*TASK BRIEF*:
The lines from the top of the material through the line with "1.238, 1.229, 1.124, 0.895, 0.743, 0.552, 0.4, 0.305, 0.229]" are to be set down exactly. Leave the pictures out.

▽

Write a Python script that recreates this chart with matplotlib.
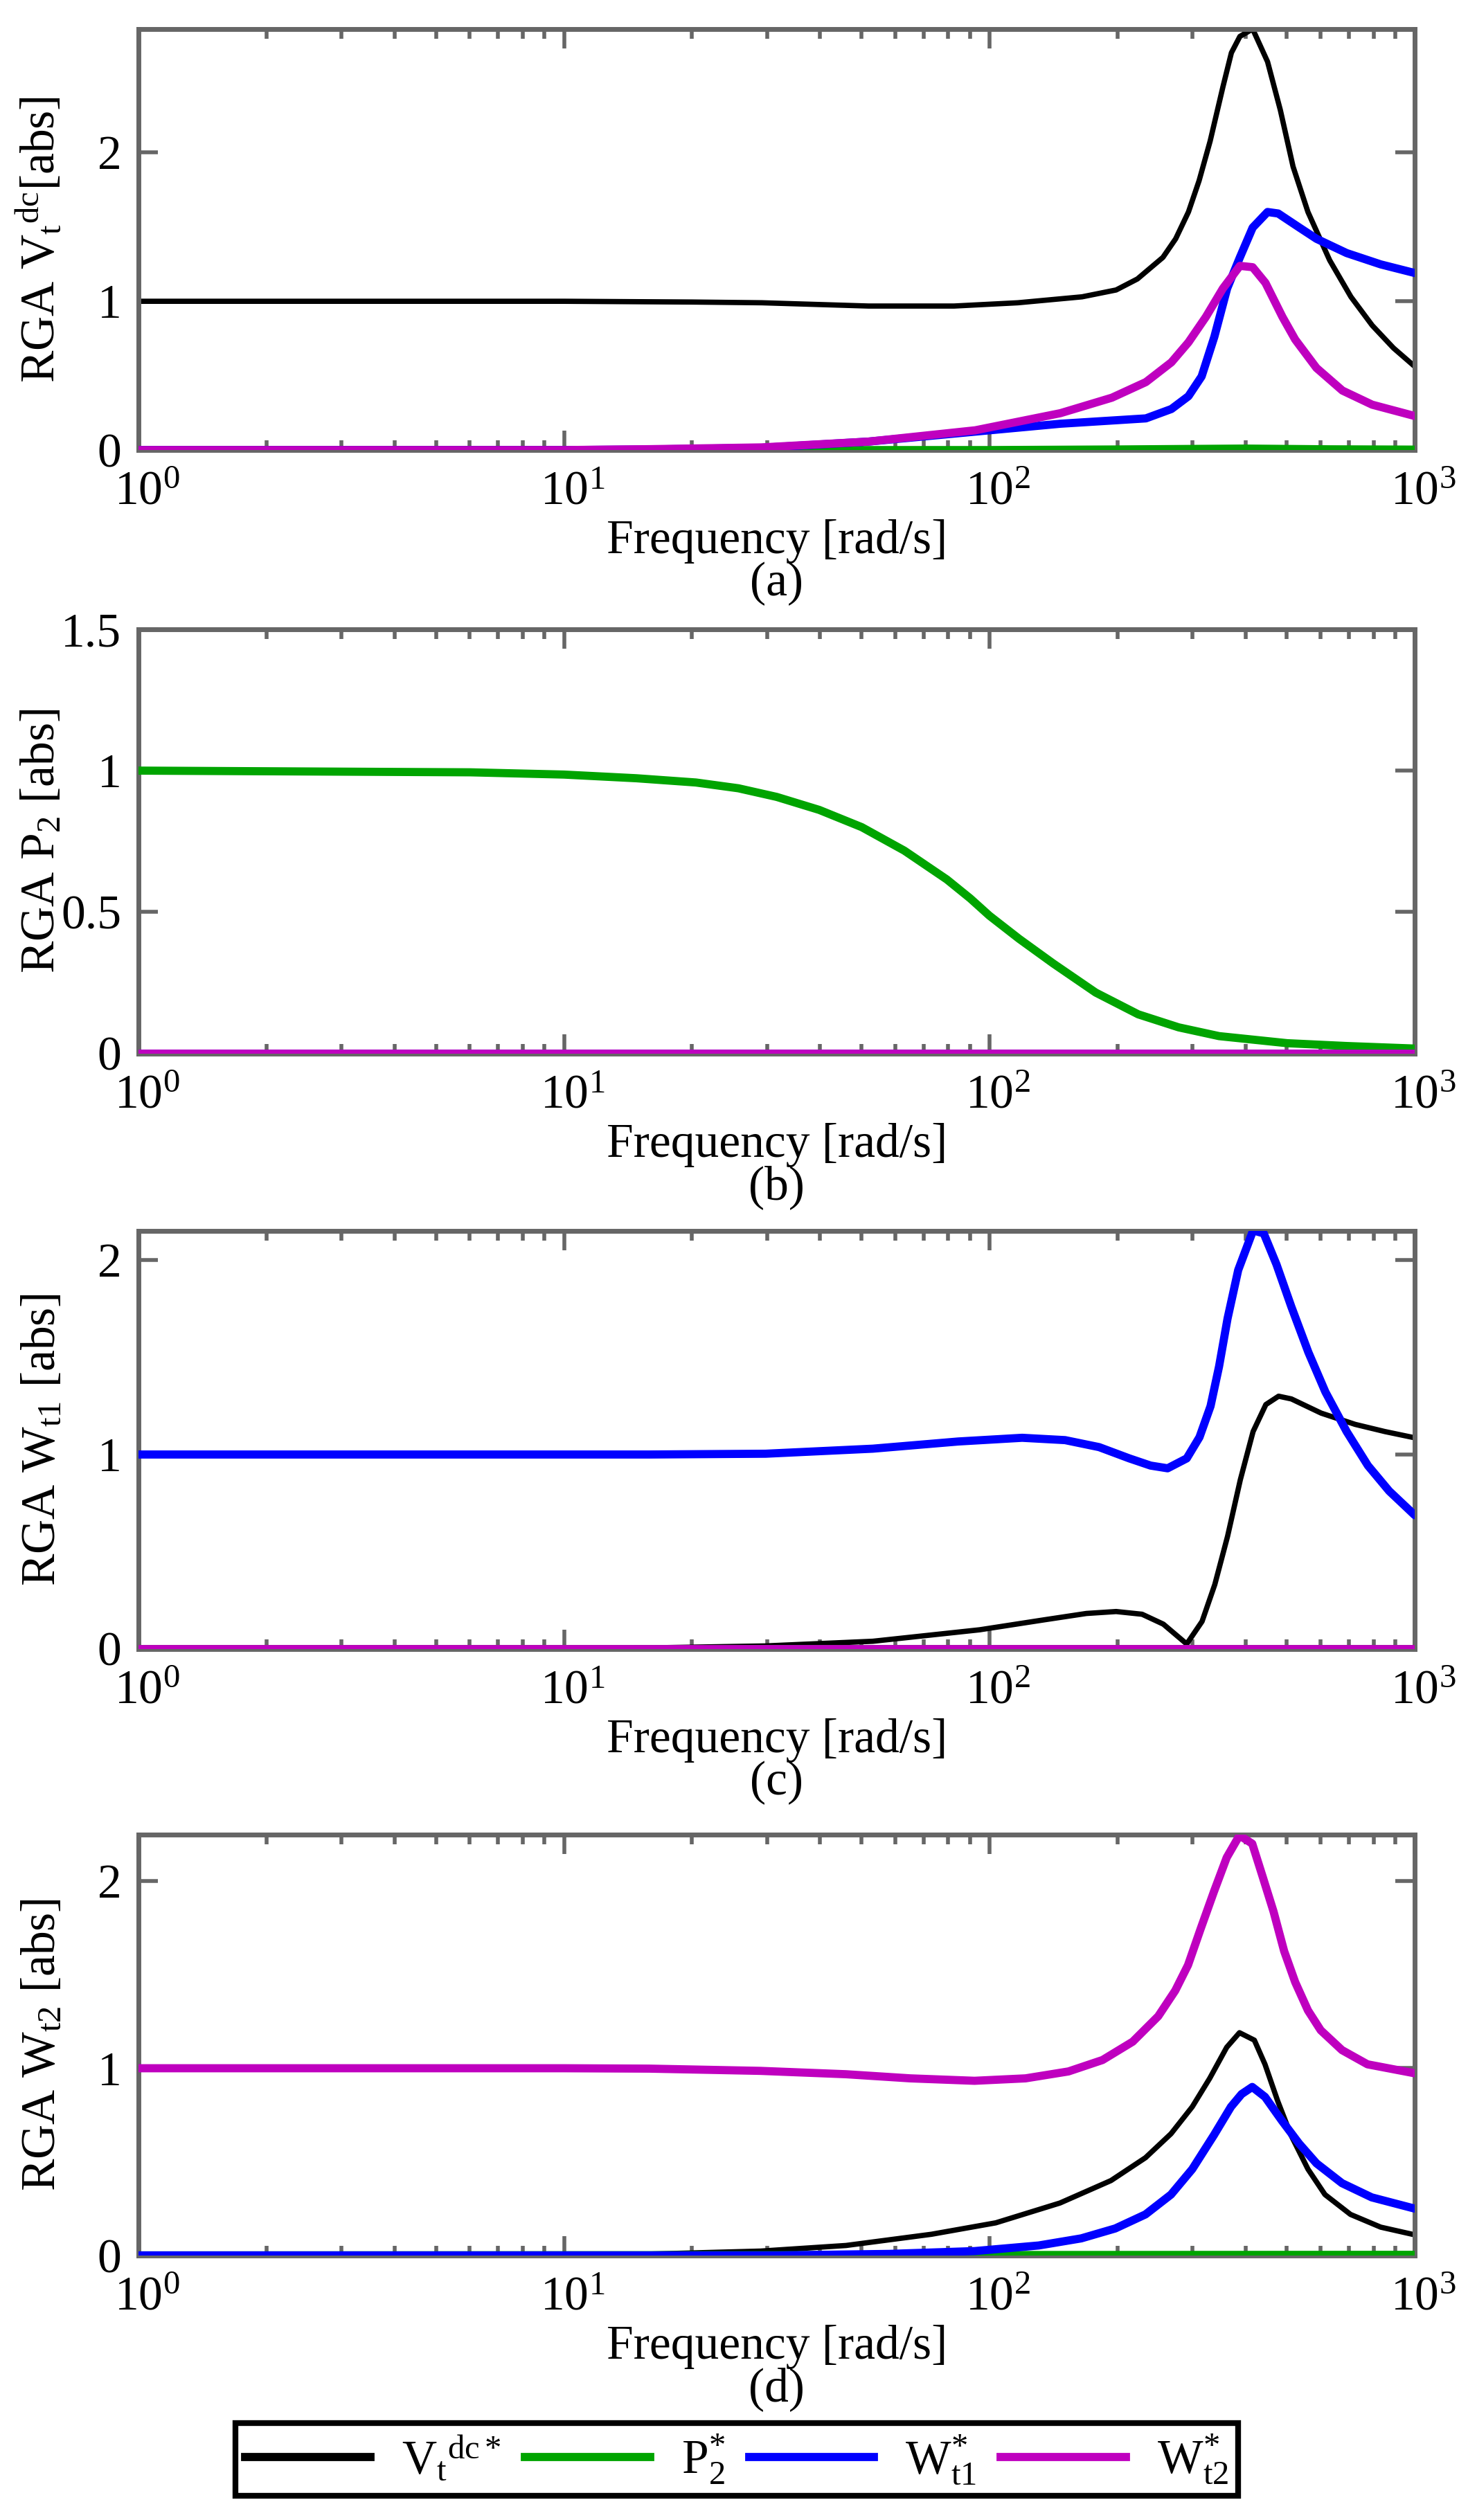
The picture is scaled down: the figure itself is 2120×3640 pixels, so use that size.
#!/usr/bin/env python3

'''
RGA magnitude vs frequency for the four loops (a)-(d)
'''

import numpy as np
import matplotlib.pyplot as plt
from matplotlib.lines import Line2D
from matplotlib.ticker import NullFormatter
from matplotlib.transforms import ScaledTranslation, blended_transform_factory


# -----------------------------
# 1) Data (log10 of frequency, |RGA|)
# -----------------------------

# panel (a): RGA Vt^dc
a_vt_lf = [0, 0.5, 1.0, 1.3, 1.465, 1.716, 1.917, 2.067, 2.218, 2.298, 2.348, 2.408, 2.438,
           2.468, 2.493, 2.519, 2.549, 2.569, 2.589, 2.619, 2.654, 2.684, 2.714, 2.749, 2.8,
           2.85, 2.9, 2.95, 3.0]
a_vt = [1.0, 1.0, 1.0, 0.995, 0.99, 0.968, 0.968, 0.99, 1.03, 1.076, 1.15, 1.295, 1.42,
        1.6, 1.81, 2.076, 2.44, 2.67, 2.78, 2.83, 2.61, 2.286, 1.905, 1.6, 1.276,
        1.03, 0.838, 0.686, 0.562]
a_p2_lf = [0, 2.0, 2.3, 2.6, 2.8, 3.0]
a_p2 = [0, 0.0, 0.004, 0.01, 0.005, 0.003]
a_w1_lf = [0, 1.0, 1.2, 1.465, 1.716, 1.967, 2.167, 2.368, 2.428, 2.468, 2.499, 2.529, 2.559,
           2.589, 2.619, 2.654, 2.679, 2.729, 2.769, 2.84, 2.92, 3.0]
a_w1 = [0, 0.0, 0.004, 0.015, 0.057, 0.124, 0.177, 0.213, 0.276, 0.362, 0.495, 0.762, 1.086,
        1.295, 1.495, 1.6, 1.59, 1.495, 1.42, 1.324, 1.248, 1.19]
a_w2_lf = [0, 1.0, 1.2, 1.465, 1.716, 1.967, 2.167, 2.288, 2.368, 2.428, 2.468, 2.509, 2.549,
           2.589, 2.619, 2.649, 2.689, 2.719, 2.769, 2.83, 2.9, 3.0]
a_w2 = [0, 0.0, 0.006, 0.018, 0.057, 0.133, 0.248, 0.352, 0.457, 0.59, 0.724, 0.895, 1.086,
        1.238, 1.229, 1.124, 0.895, 0.743, 0.552, 0.4, 0.305, 0.229]

# panel (b): RGA P2
b_vt_lf = [0, 3.0]
b_vt = [0, 0]
b_p2_lf = [0, 0.52, 0.78, 1.0, 1.17, 1.31, 1.41, 1.5, 1.6, 1.7, 1.8, 1.9, 1.955, 2.0, 2.07,
           2.15, 2.25, 2.35, 2.445, 2.54, 2.7, 2.84, 3.0]
b_p2 = [1.0, 0.996, 0.994, 0.986, 0.973, 0.958, 0.9375, 0.907, 0.861, 0.8, 0.717, 0.615,
        0.548, 0.487, 0.405, 0.318, 0.215, 0.138, 0.092, 0.061, 0.036, 0.026, 0.017]
b_w1_lf = [0, 3.0]
b_w1 = [0, 0]
b_w2_lf = [0, 3.0]
b_w2 = [0, 0]

# panel (c): RGA Wt1
c_vt_lf = [0, 1.0, 1.2, 1.474, 1.726, 1.977, 2.128, 2.228, 2.298, 2.359, 2.409, 2.464, 2.5,
           2.53, 2.56, 2.59, 2.62, 2.65, 2.68, 2.71, 2.78, 2.86, 2.93, 3.0]
c_vt = [0, 0.0, 0.005, 0.015, 0.039, 0.098, 0.149, 0.182, 0.192, 0.178, 0.127, 0.025, 0.141,
        0.331, 0.579, 0.87, 1.118, 1.257, 1.3, 1.286, 1.213, 1.155, 1.118, 1.086]
c_p2_lf = [0, 3.0]
c_p2 = [0, 0]
c_w1_lf = [0, 1.0, 1.2, 1.474, 1.726, 1.927, 2.077, 2.178, 2.258, 2.329, 2.379, 2.419, 2.464,
           2.494, 2.52, 2.54, 2.56, 2.585, 2.62, 2.645, 2.675, 2.71, 2.75, 2.79, 2.84, 2.89,
           2.94, 3.0]
c_w1 = [1.0, 1.0, 1.0, 1.004, 1.03, 1.067, 1.086, 1.074, 1.038, 0.98, 0.943, 0.929, 0.98,
        1.089, 1.249, 1.453, 1.70, 1.949, 2.153, 2.138, 1.978, 1.76, 1.526, 1.322, 1.118, 0.943,
        0.812, 0.688]
c_w2_lf = [0, 3.0]
c_w2 = [0, 0]

# panel (d): RGA Wt2
d_vt_lf = [0, 1.0, 1.2, 1.462, 1.663, 1.864, 2.015, 2.166, 2.286, 2.367, 2.427, 2.477, 2.518,
           2.558, 2.588, 2.623, 2.648, 2.678, 2.709, 2.749, 2.789, 2.849, 2.92, 3.0]
d_vt = [0, 0.0, 0.007, 0.023, 0.053, 0.113, 0.174, 0.28, 0.4, 0.522, 0.65, 0.794, 0.946,
        1.112, 1.19, 1.15, 1.021, 0.824, 0.643, 0.461, 0.325, 0.219, 0.151, 0.11]
d_p2_lf = [0, 3.0]
d_p2 = [0, 0.003]
d_w1_lf = [0, 1.5, 1.764, 1.965, 2.116, 2.216, 2.296, 2.367, 2.427, 2.477, 2.528, 2.568, 2.593,
           2.618, 2.648, 2.688, 2.728, 2.769, 2.829, 2.899, 3.0]
d_w1 = [0, 0.0, 0.008, 0.023, 0.053, 0.091, 0.144, 0.219, 0.325, 0.461, 0.643, 0.794, 0.862,
        0.9, 0.847, 0.719, 0.598, 0.492, 0.386, 0.31, 0.25]
d_w2_lf = [0, 1.0, 1.2, 1.462, 1.663, 1.814, 1.965, 2.085, 2.186, 2.266, 2.337, 2.397, 2.437,
           2.467, 2.497, 2.528, 2.558, 2.588, 2.618, 2.643, 2.668, 2.693, 2.719, 2.749, 2.779,
           2.829, 2.889, 3.0]
d_w2 = [1.0, 1.0, 0.998, 0.986, 0.968, 0.946, 0.933, 0.946, 0.983, 1.044, 1.142, 1.278, 1.415,
        1.551, 1.747, 1.944, 2.126, 2.244, 2.2, 2.02, 1.838, 1.626, 1.46, 1.309, 1.203, 1.097,
        1.021, 0.973]

series_labels = [r"V$_{\mathrm{t}}{}^{\mathrm{dc}*}$", r"P$_{2}^{*}$",
                 r"W$_{\mathrm{t1}}^{*}$", r"W$_{\mathrm{t2}}^{*}$"]
series_colors = ["#000000", "#00A400", "#0000FF", "#BF00BF"]
series_widths = [5.5, 8.5, 8.5, 8.5]

ylabels = [r"RGA V$_{\mathrm{t}}{}^{\mathrm{dc}}$[abs]", r"RGA P$_{2}$ [abs]",
           r"RGA W$_{\mathrm{t1}}$ [abs]", r"RGA W$_{\mathrm{t2}}$ [abs]"]
panel_tags = ["(a)", "(b)", "(c)", "(d)"]
ytop = [2.83, 1.5, 2.15, 2.25]
yticks = [[0, 1, 2], [0, 0.5, 1, 1.5], [0, 1, 2], [0, 1, 2]]
yticklabels = [["0", "1", "2"], ["0", "0.5", "1", "1.5"], ["0", "1", "2"], ["0", "1", "2"]]
xdecades = [0, 1, 2, 3]

panels = [
    [(a_vt_lf, a_vt), (a_p2_lf, a_p2), (a_w1_lf, a_w1), (a_w2_lf, a_w2)],
    [(b_vt_lf, b_vt), (b_p2_lf, b_p2), (b_w1_lf, b_w1), (b_w2_lf, b_w2)],
    [(c_vt_lf, c_vt), (c_p2_lf, c_p2), (c_w1_lf, c_w1), (c_w2_lf, c_w2)],
    [(d_vt_lf, d_vt), (d_p2_lf, d_p2), (d_w1_lf, d_w1), (d_w2_lf, d_w2)],
]


# -----------------------------
# 2) Style
# -----------------------------
plt.rcParams["font.family"] = ["Liberation Serif", "DejaVu Serif"]
plt.rcParams["mathtext.fontset"] = "custom"
plt.rcParams["mathtext.rm"] = "Liberation Serif"
plt.rcParams["mathtext.it"] = "Liberation Serif:italic"
plt.rcParams["mathtext.bf"] = "Liberation Serif:bold"
plt.rcParams["font.size"] = 50

gray = "#666666"
FIG_H_PX = 3640

# axes rectangles in figure fraction: left, bottom, width, height
rects = [
    [0.0945, 0.8214, 0.8692, 0.1671],
    [0.0945, 0.5820, 0.8692, 0.1683],
    [0.0945, 0.3457, 0.8692, 0.1658],
    [0.0945, 0.1050, 0.8692, 0.1671],
]


# -----------------------------
# 3) Draw
# -----------------------------
fig = plt.figure(figsize=(21.2, 36.4), dpi=100)

for i, rect in enumerate(rects):
    ax = fig.add_axes(rect)
    for k, (lf, vals) in enumerate(panels[i]):
        ax.plot(10 ** np.array(lf), vals, color=series_colors[k],
                lw=series_widths[k], solid_capstyle="round", zorder=2 + k)

    ax.set_xscale("log")
    ax.set_xlim(1, 1000)
    ax.set_ylim(0, ytop[i])
    ax.set_yticks(yticks[i])
    ax.set_yticklabels(yticklabels[i])
    ax.set_xticks([10 ** e for e in xdecades])
    ax.xaxis.set_major_formatter(NullFormatter())
    ax.xaxis.set_minor_formatter(NullFormatter())

    for s in ax.spines.values():
        s.set_color(gray)
        s.set_linewidth(5)
    ax.tick_params(which="both", direction="in", top=True, right=True,
                   color=gray, labelcolor="black")
    ax.tick_params(which="major", length=20, width=4)
    ax.tick_params(axis="y", which="major", pad=18)
    ax.tick_params(which="minor", length=10, width=4)
    ax.tick_params(axis="y", which="minor", left=False, right=False)

    # decade labels: the "10" centred on the tick, exponent hanging to the right
    tr = blended_transform_factory(ax.transData, ax.transAxes) + \
        ScaledTranslation(0.12, -0.30, fig.dpi_scale_trans)
    for e in xdecades:
        ax.text(10 ** e, 0, r"$\mathdefault{10^{%d}}$" % e, transform=tr,
                ha="center", va="top")

    ax.set_xlabel("Frequency [rad/s]\n" + panel_tags[i], linespacing=0.95, va="top")
    ax.xaxis.set_label_coords(0.5, -100.0 / (rect[3] * FIG_H_PX))
    ax.set_ylabel(ylabels[i])
    ax.yaxis.set_label_coords(-0.058, 0.5)

handles = [Line2D([], [], color=c, lw=8.5) for c in series_colors]
leg = fig.legend(handles, series_labels, loc="lower center", bbox_to_anchor=(0.502, 0.0),
                 ncol=4, frameon=True, fancybox=False, framealpha=1, edgecolor="black",
                 handlelength=2.6, handletextpad=0.65, columnspacing=0.5, borderpad=0.2)
leg.get_frame().set_linewidth(6)

fig.savefig("out.png", dpi=100, facecolor="white")
plt.close(fig)
print("Saved plot as out.png")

△

*THE SOLUTION*:
Write a Python script that recreates this chart with matplotlib.
The picture is scaled down: the figure itself is 2120×3640 pixels, so use that size.
#!/usr/bin/env python3

'''
RGA magnitude vs frequency for the four loops (a)-(d)
'''

import numpy as np
import matplotlib.pyplot as plt
from matplotlib.lines import Line2D
from matplotlib.ticker import NullFormatter
from matplotlib.transforms import ScaledTranslation, blended_transform_factory


# -----------------------------
# 1) Data (log10 of frequency, |RGA|)
# -----------------------------

# panel (a): RGA Vt^dc
a_vt_lf = [0, 0.5, 1.0, 1.3, 1.465, 1.716, 1.917, 2.067, 2.218, 2.298, 2.348, 2.408, 2.438,
           2.468, 2.493, 2.519, 2.549, 2.569, 2.589, 2.619, 2.654, 2.684, 2.714, 2.749, 2.8,
           2.85, 2.9, 2.95, 3.0]
a_vt = [1.0, 1.0, 1.0, 0.995, 0.99, 0.968, 0.968, 0.99, 1.03, 1.076, 1.15, 1.295, 1.42,
        1.6, 1.81, 2.076, 2.44, 2.67, 2.78, 2.83, 2.61, 2.286, 1.905, 1.6, 1.276,
        1.03, 0.838, 0.686, 0.562]
a_p2_lf = [0, 2.0, 2.3, 2.6, 2.8, 3.0]
a_p2 = [0, 0.0, 0.004, 0.01, 0.005, 0.003]
a_w1_lf = [0, 1.0, 1.2, 1.465, 1.716, 1.967, 2.167, 2.368, 2.428, 2.468, 2.499, 2.529, 2.559,
           2.589, 2.619, 2.654, 2.679, 2.729, 2.769, 2.84, 2.92, 3.0]
a_w1 = [0, 0.0, 0.004, 0.015, 0.057, 0.124, 0.177, 0.213, 0.276, 0.362, 0.495, 0.762, 1.086,
        1.295, 1.495, 1.6, 1.59, 1.495, 1.42, 1.324, 1.248, 1.19]
a_w2_lf = [0, 1.0, 1.2, 1.465, 1.716, 1.967, 2.167, 2.288, 2.368, 2.428, 2.468, 2.509, 2.549,
           2.589, 2.619, 2.649, 2.689, 2.719, 2.769, 2.83, 2.9, 3.0]
a_w2 = [0, 0.0, 0.006, 0.018, 0.057, 0.133, 0.248, 0.352, 0.457, 0.59, 0.724, 0.895, 1.086,
        1.238, 1.229, 1.124, 0.895, 0.743, 0.552, 0.4, 0.305, 0.229]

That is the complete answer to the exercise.